● **What the task asks**
Among the lines below, list those containing the string "size".

● **Information supplied**
******************************

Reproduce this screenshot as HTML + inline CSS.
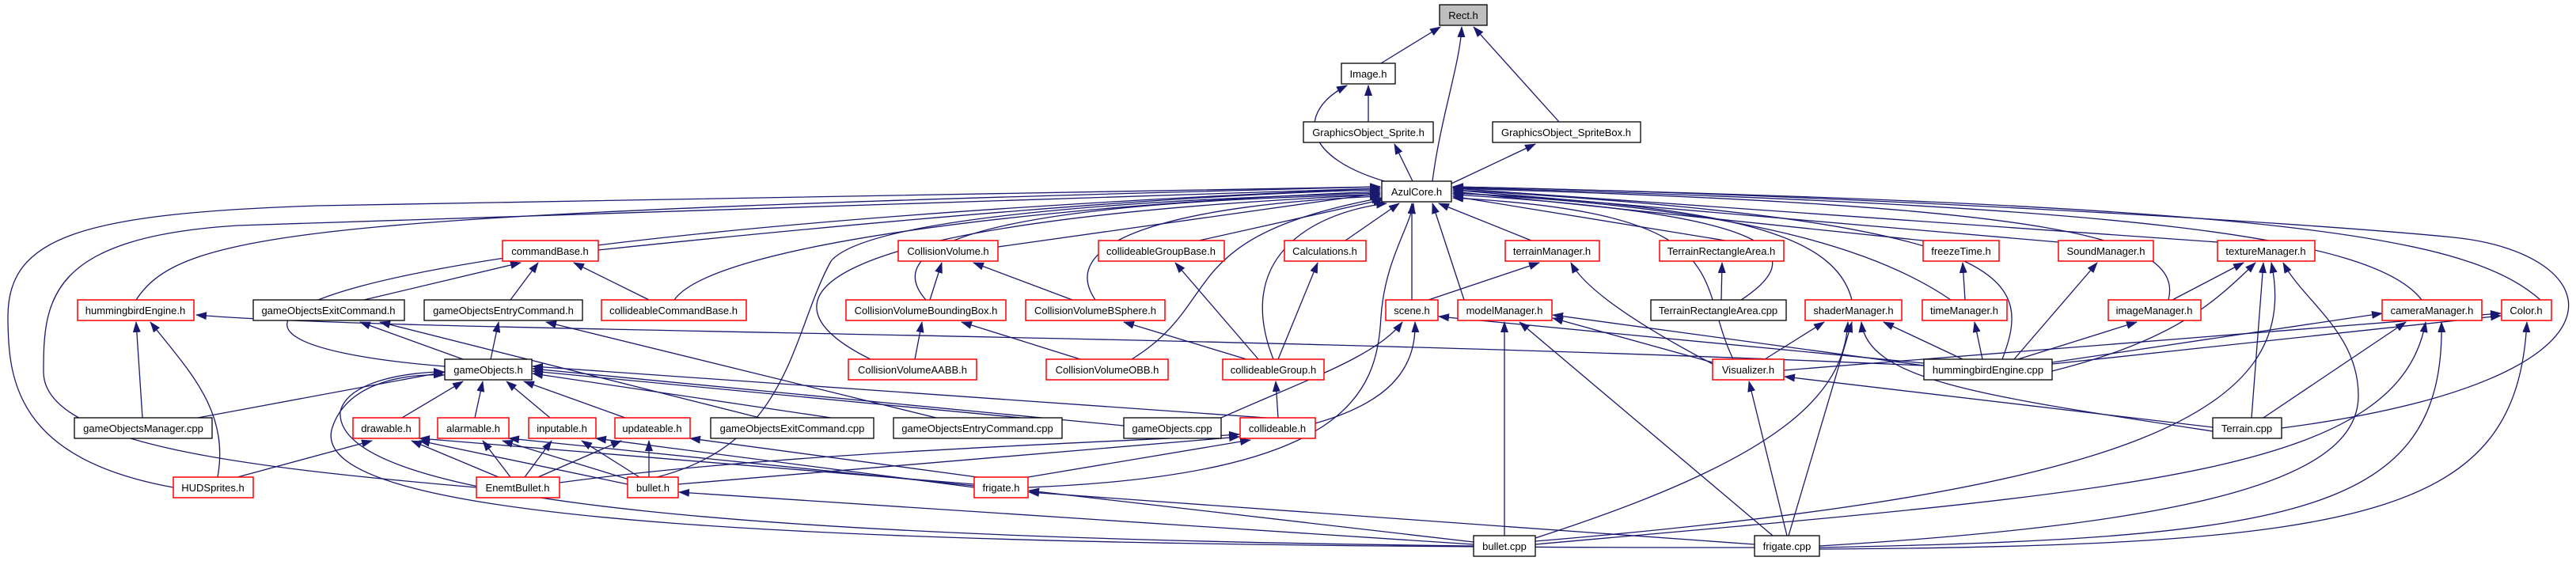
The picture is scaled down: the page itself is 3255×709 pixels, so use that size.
<!DOCTYPE html>
<html><head><meta charset="utf-8"><style>
html,body{margin:0;padding:0;background:#fff;}
svg{display:block;}
text{font-family:"Liberation Sans",sans-serif;font-size:13px;fill:#000;text-anchor:middle;}
.e{fill:none;stroke:#191970;stroke-width:1.3;marker-end:url(#a);}
.r{fill:#fff;stroke:#ff0000;stroke-width:1.5;}
.b{fill:#fff;stroke:#000;stroke-width:1.3;}
</style></head><body>
<svg width="3255" height="709" viewBox="0 0 3255 709" xmlns="http://www.w3.org/2000/svg">
<defs><marker id="a" markerWidth="14" markerHeight="10" refX="13" refY="5" orient="auto" markerUnits="userSpaceOnUse"><path d="M0,0 L14,5 L0,10 z" fill="#191970"/></marker></defs>
<g>
<path class="e" d="M1745,80 L1820,34"/>
<path class="e" d="M1810,229 C1820,150 1845,80 1847,34"/>
<path class="e" d="M1970,154 L1862,34"/>
<path class="e" d="M1729,154 L1729,108"/>
<path class="e" d="M1760,232 C1640,200 1640,140 1702,108"/>
<path class="e" d="M1785,229 L1762,182"/>
<path class="e" d="M1834,232 L1940,182"/>
<path class="e" d="M756,316 C1100,280 1500,245 1744,240"/>
<path class="e" d="M172,379 C230,290 400,270 1744,236"/>
<path class="e" d="M852,379 C900,310 1300,260 1744,242"/>
<path class="e" d="M1261,312 L1744,244"/>
<path class="e" d="M1170,379 C1100,300 1300,255 1744,246"/>
<path class="e" d="M1384,379 C1330,300 1500,258 1744,248"/>
<path class="e" d="M1515,304 L1748,252"/>
<path class="e" d="M1700,304 L1768,257"/>
<path class="e" d="M562,463 C150,430 300,300 1744,238"/>
<path class="e" d="M1100,454 C950,380 1000,280 1744,246"/>
<path class="e" d="M1430,454 C1550,380 1480,300 1746,250"/>
<path class="e" d="M1609,454 C1560,330 1650,270 1752,257"/>
<path class="e" d="M1784,379 L1784,257"/>
<path class="e" d="M1850,379 L1810,257"/>
<path class="e" d="M1935,304 L1818,257"/>
<path class="e" d="M2180,304 L1836,248"/>
<path class="e" d="M2200,379 C2290,320 2250,270 1836,246"/>
<path class="e" d="M2340,379 C2320,300 2200,260 1836,244"/>
<path class="e" d="M2465,379 C2350,300 2150,260 1836,244"/>
<path class="e" d="M2430,304 L1836,242"/>
<path class="e" d="M2530,454 C2570,350 2550,280 1836,240"/>
<path class="e" d="M2601,306 L1836,240"/>
<path class="e" d="M2740,379 C2760,300 2600,260 1836,238"/>
<path class="e" d="M2802,306 L1836,238"/>
<path class="e" d="M3060,379 C3000,300 2700,260 1836,237"/>
<path class="e" d="M3210,379 C3120,300 2900,260 1836,236"/>
<path class="e" d="M2883,541 C3350,480 3300,320 3100,300 S2300,245 1836,236"/>
<path class="e" d="M2190,454 C2140,350 2200,270 1836,250"/>
<path class="e" d="M219,616 C20,580 10,480 10,400 C10,300 100,270 400,260 L1744,236"/>
<path class="e" d="M602,616 C300,590 55,560 55,470 C55,380 60,300 300,285 L1744,238"/>
<path class="e" d="M1299,616 C1700,600 1740,500 1745,400 C1750,330 1780,290 1786,257"/>
<path class="e" d="M830,603 C1000,560 1000,420 1050,330 C1100,270 1500,250 1744,244"/>
<path class="e" d="M460,379 L658,332"/>
<path class="e" d="M645,379 L680,332"/>
<path class="e" d="M820,379 L725,332"/>
<path class="e" d="M585,454 L455,407"/>
<path class="e" d="M620,454 L630,407"/>
<path class="e" d="M960,528 L480,407"/>
<path class="e" d="M1183,528 L690,407"/>
<path class="e" d="M180,528 L172,407"/>
<path class="e" d="M275,603 C290,520 240,470 190,407"/>
<path class="e" d="M2431,462 C1500,420 500,420 248,398"/>
<path class="e" d="M250,528 L562,470"/>
<path class="e" d="M508,528 L585,482"/>
<path class="e" d="M600,528 L610,482"/>
<path class="e" d="M695,528 L640,482"/>
<path class="e" d="M790,528 L662,482"/>
<path class="e" d="M1050,528 L673,472"/>
<path class="e" d="M1290,528 L673,469"/>
<path class="e" d="M1420,538 L673,466"/>
<path class="e" d="M1600,528 L673,463"/>
<path class="e" d="M1862,690 C1000,680 420,640 430,520 C440,480 520,470 561,470"/>
<path class="e" d="M2217,692 C1000,692 380,660 420,540 C440,480 520,472 561,474"/>
<path class="e" d="M300,603 L470,557"/>
<path class="e" d="M630,603 L520,557"/>
<path class="e" d="M793,612 L530,557"/>
<path class="e" d="M1231,612 L530,554"/>
<path class="e" d="M645,603 L610,557"/>
<path class="e" d="M795,606 L635,557"/>
<path class="e" d="M1231,614 L643,554"/>
<path class="e" d="M663,603 L697,557"/>
<path class="e" d="M808,603 L735,557"/>
<path class="e" d="M1231,616 L753,554"/>
<path class="e" d="M680,603 L785,557"/>
<path class="e" d="M820,603 L820,557"/>
<path class="e" d="M1235,603 L872,554"/>
<path class="e" d="M707,610 C1000,570 1400,560 1566,549"/>
<path class="e" d="M857,612 L1566,552"/>
<path class="e" d="M1299,603 L1580,556"/>
<path class="e" d="M1615,528 L1612,482"/>
<path class="e" d="M1662,535 C1750,510 1790,470 1788,407"/>
<path class="e" d="M1543,528 C1650,480 1740,450 1772,407"/>
<path class="e" d="M2431,459 L1818,400"/>
<path class="e" d="M1862,688 L858,622"/>
<path class="e" d="M2217,688 L1300,622"/>
<path class="e" d="M1862,685 L1300,620"/>
<path class="e" d="M1175,379 L1190,332"/>
<path class="e" d="M1355,379 L1230,332"/>
<path class="e" d="M1156,454 L1165,407"/>
<path class="e" d="M1365,454 L1215,407"/>
<path class="e" d="M1575,454 L1420,407"/>
<path class="e" d="M1590,454 L1485,332"/>
<path class="e" d="M1615,454 L1665,332"/>
<path class="e" d="M1805,379 L1945,332"/>
<path class="e" d="M2164,460 C2050,400 2000,360 1985,332"/>
<path class="e" d="M2175,379 L2176,332"/>
<path class="e" d="M2164,458 L1962,402"/>
<path class="e" d="M2431,462 L1962,398"/>
<path class="e" d="M1901,677 L1901,407"/>
<path class="e" d="M2240,677 L1920,407"/>
<path class="e" d="M2230,454 L2305,407"/>
<path class="e" d="M2480,454 L2380,407"/>
<path class="e" d="M1940,680 C2250,580 2330,500 2335,407"/>
<path class="e" d="M2260,677 L2340,407"/>
<path class="e" d="M2796,545 C2500,500 2360,480 2352,407"/>
<path class="e" d="M2505,454 L2495,407"/>
<path class="e" d="M2483,379 L2480,332"/>
<path class="e" d="M2545,454 L2650,332"/>
<path class="e" d="M2745,379 L2835,332"/>
<path class="e" d="M2593,469 C2750,430 2800,380 2850,332"/>
<path class="e" d="M2845,528 L2860,332"/>
<path class="e" d="M1940,684 C2700,620 2910,520 2870,332"/>
<path class="e" d="M2299,690 C2800,660 2980,600 2980,500 C2980,420 2910,380 2885,332"/>
<path class="e" d="M2550,454 L2700,407"/>
<path class="e" d="M2593,458 L3010,396"/>
<path class="e" d="M2860,528 L3040,407"/>
<path class="e" d="M1940,688 C2700,620 3030,600 3065,407"/>
<path class="e" d="M2299,692 C2900,680 3090,650 3085,407"/>
<path class="e" d="M2254,468 L3160,396"/>
<path class="e" d="M2593,460 L3160,399"/>
<path class="e" d="M2299,694 C3000,690 3180,650 3193,407"/>
<path class="e" d="M2796,540 L2255,476"/>
<path class="e" d="M2258,677 L2210,482"/>
</g>
<g>
<rect x="1819" y="6" width="60" height="26" fill="#bfbfbf" stroke="#000" stroke-width="1.3"/><text x="1849" y="24">Rect.h</text>
<rect class="b" x="1695" y="80" width="68" height="26"/><text x="1729" y="98">Image.h</text>
<rect class="b" x="1647" y="154" width="164" height="26"/><text x="1729" y="172">GraphicsObject_Sprite.h</text>
<rect class="b" x="1886" y="154" width="187" height="26"/><text x="1979" y="172">GraphicsObject_SpriteBox.h</text>
<rect class="b" x="1746" y="229" width="88" height="26"/><text x="1790" y="247">AzulCore.h</text>

<rect class="r" x="635" y="304" width="121" height="26"/><text x="695" y="322">commandBase.h</text>
<rect class="r" x="1135" y="304" width="126" height="26"/><text x="1198" y="322">CollisionVolume.h</text>
<rect class="r" x="1388" y="304" width="159" height="26"/><text x="1467" y="322">collideableGroupBase.h</text>
<rect class="r" x="1623" y="304" width="103" height="26"/><text x="1674" y="322">Calculations.h</text>
<rect class="r" x="1902" y="304" width="119" height="26"/><text x="1961" y="322">terrainManager.h</text>
<rect class="r" x="2097" y="304" width="157" height="26"/><text x="2175" y="322">TerrainRectangleArea.h</text>
<rect class="r" x="2430" y="304" width="96" height="26"/><text x="2478" y="322">freezeTime.h</text>
<rect class="r" x="2601" y="304" width="120" height="26"/><text x="2661" y="322">SoundManager.h</text>
<rect class="r" x="2802" y="304" width="123" height="26"/><text x="2863" y="322">textureManager.h</text>

<rect class="r" x="98" y="379" width="147" height="26"/><text x="171" y="397">hummingbirdEngine.h</text>
<rect class="b" x="320" y="379" width="191" height="26"/><text x="415" y="397">gameObjectsExitCommand.h</text>
<rect class="b" x="536" y="379" width="200" height="26"/><text x="636" y="397">gameObjectsEntryCommand.h</text>
<rect class="r" x="760" y="379" width="183" height="26"/><text x="851" y="397">collideableCommandBase.h</text>
<rect class="r" x="1069" y="379" width="202" height="26"/><text x="1170" y="397">CollisionVolumeBoundingBox.h</text>
<rect class="r" x="1296" y="379" width="176" height="26"/><text x="1384" y="397">CollisionVolumeBSphere.h</text>
<rect class="r" x="1751" y="379" width="66" height="26"/><text x="1784" y="397">scene.h</text>
<rect class="r" x="1842" y="379" width="119" height="26"/><text x="1901" y="397">modelManager.h</text>
<rect class="b" x="2086" y="379" width="171" height="26"/><text x="2171" y="397">TerrainRectangleArea.cpp</text>
<rect class="r" x="2281" y="379" width="122" height="26"/><text x="2342" y="397">shaderManager.h</text>
<rect class="r" x="2429" y="379" width="107" height="26"/><text x="2482" y="397">timeManager.h</text>
<rect class="r" x="2664" y="379" width="117" height="26"/><text x="2722" y="397">imageManager.h</text>
<rect class="r" x="3010" y="379" width="126" height="26"/><text x="3073" y="397">cameraManager.h</text>
<rect class="r" x="3161" y="379" width="63" height="26"/><text x="3192" y="397">Color.h</text>

<rect class="b" x="562" y="454" width="110" height="26"/><text x="617" y="472">gameObjects.h</text>
<rect class="r" x="1072" y="454" width="162" height="26"/><text x="1153" y="472">CollisionVolumeAABB.h</text>
<rect class="r" x="1322" y="454" width="154" height="26"/><text x="1399" y="472">CollisionVolumeOBB.h</text>
<rect class="r" x="1545" y="454" width="128" height="26"/><text x="1609" y="472">collideableGroup.h</text>
<rect class="r" x="2164" y="454" width="90" height="26"/><text x="2209" y="472">Visualizer.h</text>
<rect class="b" x="2431" y="454" width="162" height="26"/><text x="2512" y="472">hummingbirdEngine.cpp</text>

<rect class="b" x="94" y="528" width="174" height="26"/><text x="181" y="546">gameObjectsManager.cpp</text>
<rect class="r" x="446" y="528" width="84" height="26"/><text x="488" y="546">drawable.h</text>
<rect class="r" x="553" y="528" width="90" height="26"/><text x="598" y="546">alarmable.h</text>
<rect class="r" x="668" y="528" width="85" height="26"/><text x="710" y="546">inputable.h</text>
<rect class="r" x="777" y="528" width="95" height="26"/><text x="824" y="546">updateable.h</text>
<rect class="b" x="898" y="528" width="206" height="26"/><text x="1001" y="546">gameObjectsExitCommand.cpp</text>
<rect class="b" x="1129" y="528" width="213" height="26"/><text x="1235" y="546">gameObjectsEntryCommand.cpp</text>
<rect class="b" x="1420" y="528" width="123" height="26"/><text x="1481" y="546">gameObjects.cpp</text>
<rect class="r" x="1567" y="528" width="95" height="26"/><text x="1614" y="546">collideable.h</text>
<rect class="b" x="2796" y="528" width="87" height="26"/><text x="2839" y="546">Terrain.cpp</text>

<rect class="r" x="219" y="603" width="101" height="26"/><text x="269" y="621">HUDSprites.h</text>
<rect class="r" x="602" y="603" width="105" height="26"/><text x="654" y="621">EnemtBullet.h</text>
<rect class="r" x="793" y="603" width="64" height="26"/><text x="825" y="621">bullet.h</text>
<rect class="r" x="1231" y="603" width="68" height="26"/><text x="1265" y="621">frigate.h</text>

<rect class="b" x="1862" y="677" width="78" height="26"/><text x="1901" y="695">bullet.cpp</text>
<rect class="b" x="2217" y="677" width="82" height="26"/><text x="2258" y="695">frigate.cpp</text>
</g>
</svg>
</body></html>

******************************

● **Task output**
The picture is scaled down: the page itself is 3255×709 pixels, so use that size.
text{font-family:"Liberation Sans",sans-serif;font-size:13px;fill:#000;text-anchor:middle;}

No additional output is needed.